- **Records from a collection**
%%

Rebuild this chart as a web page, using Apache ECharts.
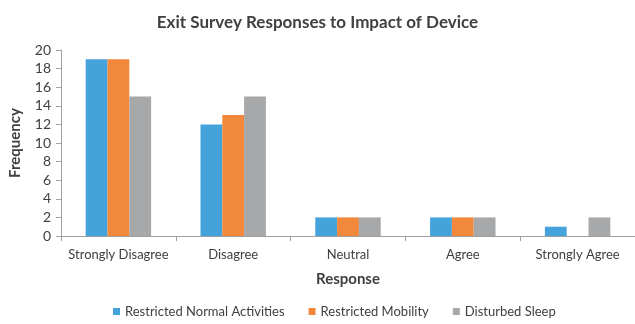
<!DOCTYPE html>
<html><head><meta charset="utf-8">
<script src="https://cdn.jsdelivr.net/npm/echarts@6/dist/echarts.min.js"></script>
<style>html,body{margin:0;padding:0;background:#fff}#c{width:635px;height:324px}</style>
</head><body><div id="c"></div>
<script>
const categories = ["Strongly Disagree","Disagree","Neutral","Agree","Strongly Agree"];
const seriesNames = ["Restricted Normal Activities","Restricted Mobility","Disturbed Sleep"];
const normalActivities = [19,12,2,2,1];
const mobility = [19,13,2,2,0];
const sleep = [15,15,2,2,2];
const colors = ["#45A3DC","#F2883B","#A7A8AA"];
const font = "Lato, 'Open Sans', sans-serif";
const chart = echarts.init(document.getElementById('c'), null, {renderer:'canvas'});
const vals = [normalActivities, mobility, sleep];
chart.setOption({
  animation:false,
  color: colors,
  title:{text:"Exit Survey Responses to Impact of Device", left:'center', top:9,
    textStyle:{fontFamily:font, fontSize:17, fontWeight:'bold', color:'#404040'}},
  legend:{bottom:1, left:108, itemWidth:7, itemHeight:7, itemGap:24, icon:'rect',
    textStyle:{fontFamily:font, fontSize:13, color:'#404040'}},
  grid:{left:56, right:0, top:50, bottom:88, containLabel:false},
  xAxis:{type:'category', data:categories, name:'Response', nameLocation:'middle', nameGap:36,
    nameTextStyle:{fontFamily:font, fontSize:15, fontWeight:'bold', color:'#404040'},
    axisLine:{lineStyle:{color:'#A0A0A0'}}, axisTick:{show:true, length:5, lineStyle:{color:'#A0A0A0'}},
    axisLabel:{fontFamily:font, fontSize:13, color:'#404040', margin:12, interval:0}},
  yAxis:{type:'value', min:0, max:20, interval:2, name:'Frequency', nameLocation:'middle', nameGap:38,
    nameTextStyle:{fontFamily:font, fontSize:15, fontWeight:'bold', color:'#404040'},
    axisLine:{show:true, lineStyle:{color:'#A0A0A0'}}, axisTick:{show:true, length:5, lineStyle:{color:'#A0A0A0'}},
    splitLine:{show:false},
    axisLabel:{fontFamily:font, fontSize:14, color:'#404040', margin:10}},
  series: seriesNames.map((n,i)=>({name:n, type:'bar', data:vals[i], barGap:'0%', barCategoryGap:'43%'}))
});
</script></body></html>
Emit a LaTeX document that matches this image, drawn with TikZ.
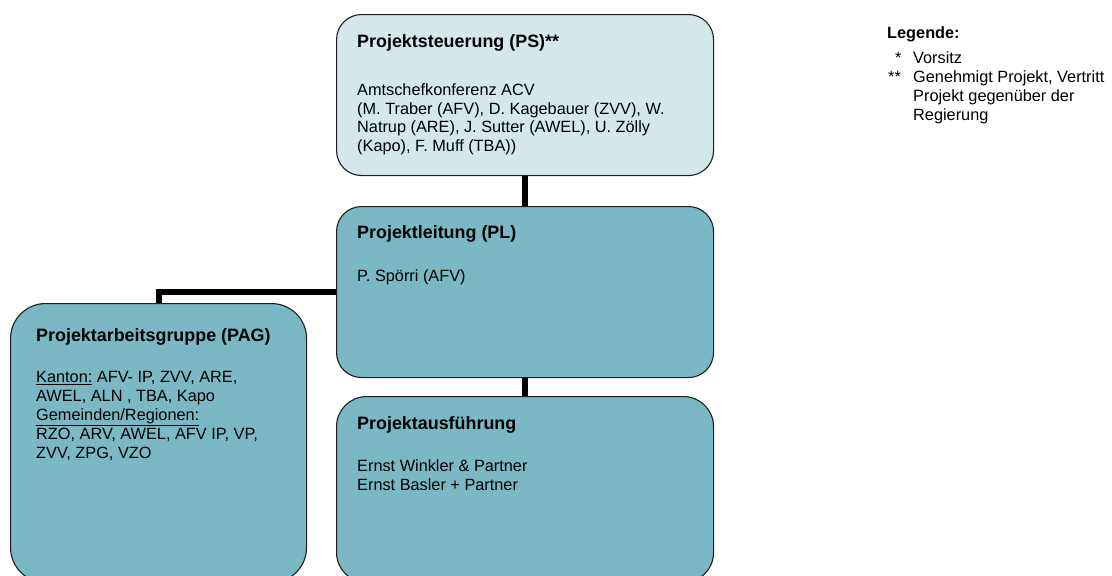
\documentclass[tikz,border=0pt]{standalone}
\usepackage{fontspec}
\setmainfont{Liberation Sans}
\definecolor{psfill}{RGB}{212,232,236}
\definecolor{boxfill}{RGB}{122,184,198}
\definecolor{edge}{RGB}{30,30,30}
\newcommand{\lines}[1]{\begin{tabular}[t]{@{}l@{}}#1\end{tabular}}
\begin{document}
\begin{tikzpicture}[x=1pt,y=-1pt,
  box/.style={draw=edge,line width=1.1pt,anchor=north west,inner sep=0pt},
  conn/.style={line width=6pt,draw=black},
  ttl/.style={anchor=base west,inner sep=0pt,font=\fontsize{17.9}{20.5}\selectfont\bfseries},
  txt/.style={anchor=base west,inner sep=0pt,font=\fontsize{16.3}{18.8}\selectfont},
  leg/.style={anchor=base west,inner sep=0pt,font=\fontsize{16.3}{19}\selectfont}]
\useasboundingbox (0,0) rectangle (1112,576);
% boxes
\node[box,fill=psfill,rounded corners=25pt,minimum width=377pt,minimum height=161pt] (ps) at (336,14) {};
\node[box,fill=boxfill,rounded corners=25pt,minimum width=377pt,minimum height=171pt] (pl) at (336,206) {};
\node[box,fill=boxfill,rounded corners=30pt,minimum width=377pt,minimum height=186pt] (pa) at (336,396) {};
\node[box,fill=boxfill,rounded corners=35pt,minimum width=296pt,minimum height=279pt] (pag) at (10,303) {};
% connectors
\draw[conn] (ps.south) -- (pl.north);
\draw[conn] (pl.south) -- (pa.north);
\draw[conn] (pl.west) -| (pag.north);
% texts
\node[ttl] (pst) at (357,47.9) {Projektsteuerung (PS)**};
\node[txt] (psb) at (357,95.3) {\lines{Amtschefkonferenz ACV\\(M. Traber (AFV), D. Kagebauer (ZVV), W.\\Natrup (ARE), J. Sutter (AWEL), U. Zölly\\(Kapo), F. Muff (TBA))}};
\node[ttl] (plt) at (357,238.4) {Projektleitung (PL)};
\node[txt] (plb) at (357,281.5) {P. Spörri (AFV)};
\node[ttl] (pagt) at (36,341.4) {Projektarbeitsgruppe (PAG)};
\node[txt] (pagb) at (36,382.8) {\lines{\underline{Kanton:} AFV- IP, ZVV, ARE,\\AWEL, ALN , TBA, Kapo\\\underline{Gemeinden/Regionen:}\\RZO, ARV, AWEL, AFV IP, VP,\\ZVV, ZPG, VZO}};
\node[ttl] (pat) at (357,429.2) {Projektausführung};
\node[txt] (pab) at (357,471.8) {\lines{Ernst Winkler \& Partner\\Ernst Basler + Partner}};
% legend
\node[leg,font=\fontsize{16.3}{19}\selectfont\bfseries] (legt) at (887,38.8) {Legende:};
\node[leg] (l1s) at (895,63.8) {*};
\node[leg] (l1) at (913,63.8) {Vorsitz};
\node[leg] (l2s) at (888,82.8) {**};
\node[leg] (l2) at (913,82.8) {Genehmigt Projekt, Vertritt};
\node[leg] (l3) at (913,101.8) {Projekt gegenüber der};
\node[leg] (l4) at (913,120.8) {Regierung};
\end{tikzpicture}
\end{document}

%%

- **EXERCISE PROMPT**
Return each line of the listing that holds the string "this".

- **REPLY TO THE TASK**
Rebuild this chart as a web page, using Apache ECharts.
Emit a LaTeX document that matches this image, drawn with TikZ.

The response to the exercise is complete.